The terrorist mob that invaded the Capitol two months later wasn't Black Lives Matter or Antifa; they were Trump supporters who'd been whipped into a frenzy by Trump himself. Trump implored them at a nearby rally to march to the Capitol and "show strength" as Congress certified the election results. No informed observer operating outside of Trump's delusionary bubble disputes any of this.
Among the bubble-dwellers is one Cleveland Meredith Jr., accused of texting out his plan to shoot House Speaker Nancy Pelosi on live television and hauling a trailer full of guns and ammunition to Washington the day after the siege to carry out his plan. District Court Judge Amy Berman Jackson last month found Meredith to be a danger to the public and ordered him kept in custody pending trial.
"The steady drumbeat that inspired defendant to take up arms has not faded away," Jackson wrote. Six months later, "the canard that the election was stolen is being repeated daily on major news outlets and from the corridors of power in state and federal government, not to mention in the near-daily fulminations of the former President."

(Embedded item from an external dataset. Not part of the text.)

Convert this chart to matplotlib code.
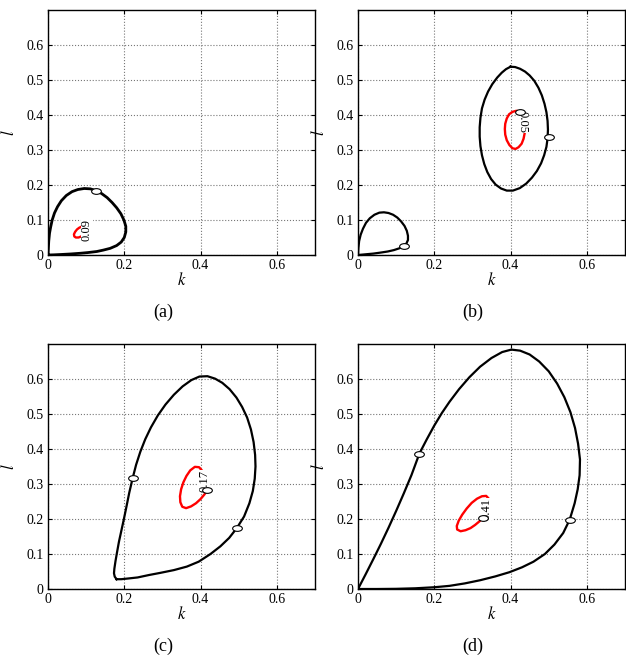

After four years of demonstrating his willingness to endanger American democracy for self-serving purposes, Trump's continued poisoning of the well isn't surprising. But it's indefensible that most of the GOP is still going along with it — by pursuing state-level election restrictions predicated on the big lie, refusing to back an official probe of the insurrection, and purging party leadership of the few who insist on adhering to the facts. They are aligning themselves squarely on the wrong side of history. Should this Trumpian powder keg go off again, their culpability will be beyond question.